(Data listing)
[start]

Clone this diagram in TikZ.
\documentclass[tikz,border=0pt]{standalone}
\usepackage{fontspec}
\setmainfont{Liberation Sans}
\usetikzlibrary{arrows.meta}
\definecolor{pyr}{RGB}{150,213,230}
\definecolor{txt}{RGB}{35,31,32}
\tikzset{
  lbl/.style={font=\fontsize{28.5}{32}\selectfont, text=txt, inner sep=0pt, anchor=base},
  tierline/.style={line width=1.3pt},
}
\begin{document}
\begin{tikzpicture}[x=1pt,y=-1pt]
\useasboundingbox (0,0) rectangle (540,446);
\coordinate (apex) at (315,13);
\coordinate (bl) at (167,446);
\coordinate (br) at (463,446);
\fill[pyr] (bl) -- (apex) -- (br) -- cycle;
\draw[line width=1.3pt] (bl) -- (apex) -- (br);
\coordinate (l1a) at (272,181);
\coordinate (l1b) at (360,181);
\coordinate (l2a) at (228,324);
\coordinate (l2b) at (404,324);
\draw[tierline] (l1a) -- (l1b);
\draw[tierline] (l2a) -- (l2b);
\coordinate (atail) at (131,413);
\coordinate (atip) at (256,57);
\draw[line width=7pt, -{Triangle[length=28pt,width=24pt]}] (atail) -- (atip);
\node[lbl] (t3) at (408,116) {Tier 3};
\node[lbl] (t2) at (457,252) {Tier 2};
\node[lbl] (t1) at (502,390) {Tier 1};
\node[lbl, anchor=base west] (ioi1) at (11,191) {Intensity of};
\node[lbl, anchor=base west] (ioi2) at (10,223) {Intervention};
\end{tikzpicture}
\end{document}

[end]
[start]

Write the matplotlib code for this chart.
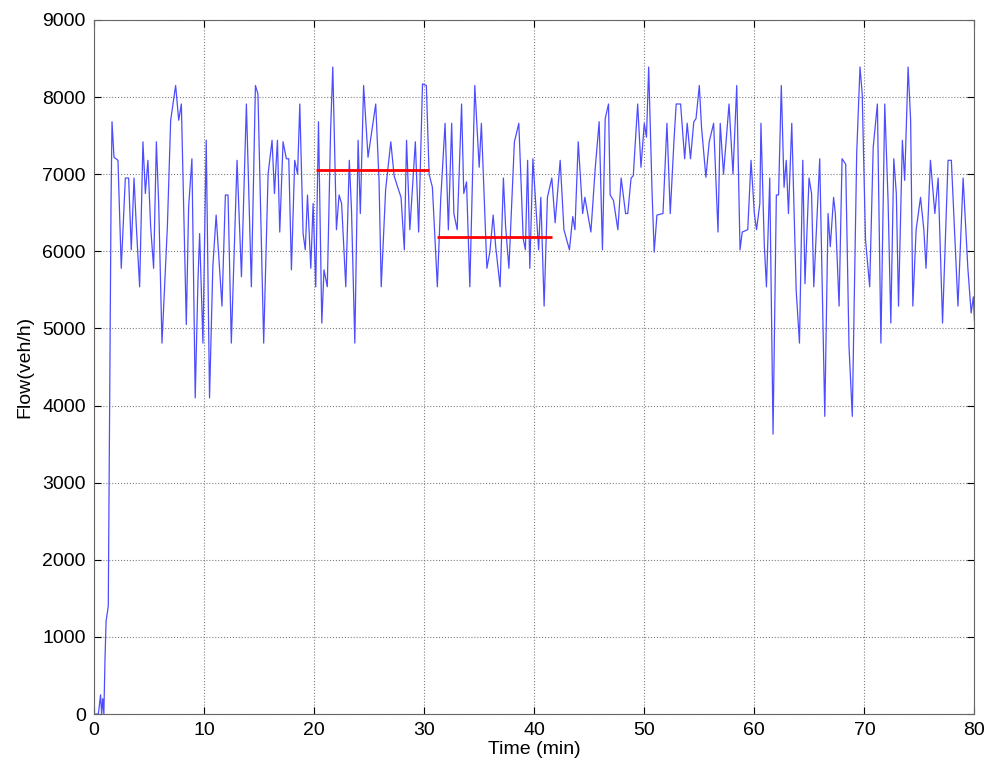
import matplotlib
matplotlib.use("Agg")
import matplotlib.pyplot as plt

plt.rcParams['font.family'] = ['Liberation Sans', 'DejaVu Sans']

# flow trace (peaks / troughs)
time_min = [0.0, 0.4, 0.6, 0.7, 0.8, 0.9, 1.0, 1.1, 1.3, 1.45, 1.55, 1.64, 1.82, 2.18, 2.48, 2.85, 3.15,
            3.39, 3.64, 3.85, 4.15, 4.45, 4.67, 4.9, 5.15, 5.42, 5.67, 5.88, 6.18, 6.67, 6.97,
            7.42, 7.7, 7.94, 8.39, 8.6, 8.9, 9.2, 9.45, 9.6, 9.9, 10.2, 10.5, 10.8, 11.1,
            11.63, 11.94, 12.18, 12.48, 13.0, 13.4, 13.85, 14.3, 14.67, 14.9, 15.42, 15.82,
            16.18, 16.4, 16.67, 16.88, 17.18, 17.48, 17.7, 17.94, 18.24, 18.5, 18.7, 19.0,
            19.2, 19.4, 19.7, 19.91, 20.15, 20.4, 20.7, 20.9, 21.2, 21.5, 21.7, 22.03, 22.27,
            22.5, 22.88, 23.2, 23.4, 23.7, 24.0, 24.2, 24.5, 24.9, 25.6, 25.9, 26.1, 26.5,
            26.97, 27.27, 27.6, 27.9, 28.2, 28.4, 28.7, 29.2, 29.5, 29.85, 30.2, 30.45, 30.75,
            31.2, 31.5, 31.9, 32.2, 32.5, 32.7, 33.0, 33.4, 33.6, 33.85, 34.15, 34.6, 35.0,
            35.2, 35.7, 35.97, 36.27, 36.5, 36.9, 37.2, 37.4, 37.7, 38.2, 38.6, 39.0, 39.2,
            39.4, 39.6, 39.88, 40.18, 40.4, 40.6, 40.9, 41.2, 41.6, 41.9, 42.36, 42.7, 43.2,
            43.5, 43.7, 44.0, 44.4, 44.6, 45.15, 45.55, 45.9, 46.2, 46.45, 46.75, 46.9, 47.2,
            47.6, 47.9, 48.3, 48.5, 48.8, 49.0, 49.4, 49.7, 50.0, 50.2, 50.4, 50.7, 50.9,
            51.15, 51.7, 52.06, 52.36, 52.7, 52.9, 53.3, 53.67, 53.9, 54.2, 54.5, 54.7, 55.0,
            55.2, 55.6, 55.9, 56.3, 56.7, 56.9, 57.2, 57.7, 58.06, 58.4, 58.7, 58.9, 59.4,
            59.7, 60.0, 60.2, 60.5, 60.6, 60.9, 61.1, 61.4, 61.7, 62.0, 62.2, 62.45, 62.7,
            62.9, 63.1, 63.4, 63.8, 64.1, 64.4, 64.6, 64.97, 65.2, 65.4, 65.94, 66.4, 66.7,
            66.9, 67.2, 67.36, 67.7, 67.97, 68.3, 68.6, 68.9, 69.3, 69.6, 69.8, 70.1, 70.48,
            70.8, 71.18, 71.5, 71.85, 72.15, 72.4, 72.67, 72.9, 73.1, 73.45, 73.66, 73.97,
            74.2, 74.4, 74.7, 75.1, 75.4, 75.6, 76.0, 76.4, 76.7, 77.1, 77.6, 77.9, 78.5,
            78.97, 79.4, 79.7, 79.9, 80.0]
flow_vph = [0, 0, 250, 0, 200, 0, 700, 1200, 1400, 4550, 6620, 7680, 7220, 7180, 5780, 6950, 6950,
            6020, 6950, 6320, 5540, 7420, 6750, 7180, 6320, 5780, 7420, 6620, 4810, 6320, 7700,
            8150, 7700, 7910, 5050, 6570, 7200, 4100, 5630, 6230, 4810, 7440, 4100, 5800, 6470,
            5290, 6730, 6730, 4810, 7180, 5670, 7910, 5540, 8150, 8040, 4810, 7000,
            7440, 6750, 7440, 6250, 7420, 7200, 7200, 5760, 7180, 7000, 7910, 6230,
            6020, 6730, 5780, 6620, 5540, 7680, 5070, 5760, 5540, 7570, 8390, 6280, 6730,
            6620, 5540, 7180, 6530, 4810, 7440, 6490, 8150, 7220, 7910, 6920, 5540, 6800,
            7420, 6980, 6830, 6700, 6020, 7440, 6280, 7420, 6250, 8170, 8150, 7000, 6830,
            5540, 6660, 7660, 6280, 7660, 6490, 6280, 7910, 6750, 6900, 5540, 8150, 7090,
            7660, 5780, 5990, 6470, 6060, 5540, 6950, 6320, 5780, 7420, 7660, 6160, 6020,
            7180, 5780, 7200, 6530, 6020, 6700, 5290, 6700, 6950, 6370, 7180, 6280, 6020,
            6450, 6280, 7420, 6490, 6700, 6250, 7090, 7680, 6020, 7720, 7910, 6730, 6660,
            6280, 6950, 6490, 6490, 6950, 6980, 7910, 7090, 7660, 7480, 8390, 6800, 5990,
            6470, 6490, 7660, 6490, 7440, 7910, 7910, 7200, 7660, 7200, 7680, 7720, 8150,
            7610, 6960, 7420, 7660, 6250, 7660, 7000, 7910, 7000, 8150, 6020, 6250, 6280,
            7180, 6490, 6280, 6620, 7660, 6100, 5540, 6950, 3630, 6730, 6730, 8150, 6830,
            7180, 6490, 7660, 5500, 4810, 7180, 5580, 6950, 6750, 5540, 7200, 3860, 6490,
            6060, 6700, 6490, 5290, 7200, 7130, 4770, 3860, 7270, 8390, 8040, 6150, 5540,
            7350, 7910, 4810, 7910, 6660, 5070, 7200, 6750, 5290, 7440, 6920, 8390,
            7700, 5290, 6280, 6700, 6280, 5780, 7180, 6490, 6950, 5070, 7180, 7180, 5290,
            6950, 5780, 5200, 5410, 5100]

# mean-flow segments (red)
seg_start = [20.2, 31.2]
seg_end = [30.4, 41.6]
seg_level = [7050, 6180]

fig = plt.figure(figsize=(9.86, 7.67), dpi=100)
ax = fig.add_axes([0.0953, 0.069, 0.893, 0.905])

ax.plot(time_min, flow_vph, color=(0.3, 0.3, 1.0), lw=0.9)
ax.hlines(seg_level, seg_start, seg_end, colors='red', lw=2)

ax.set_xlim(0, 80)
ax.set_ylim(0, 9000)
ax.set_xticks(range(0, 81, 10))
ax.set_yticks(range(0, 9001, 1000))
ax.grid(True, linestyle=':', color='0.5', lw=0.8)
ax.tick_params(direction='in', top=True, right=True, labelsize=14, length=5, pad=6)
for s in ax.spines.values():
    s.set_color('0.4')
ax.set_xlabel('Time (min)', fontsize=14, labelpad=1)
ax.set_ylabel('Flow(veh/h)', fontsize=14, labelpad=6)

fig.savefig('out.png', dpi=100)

[end]

GIVEN TASK — Every line that holds the word "this" counts once; state the total number of such lines and nothing else.

EXERCISE RESULT — 2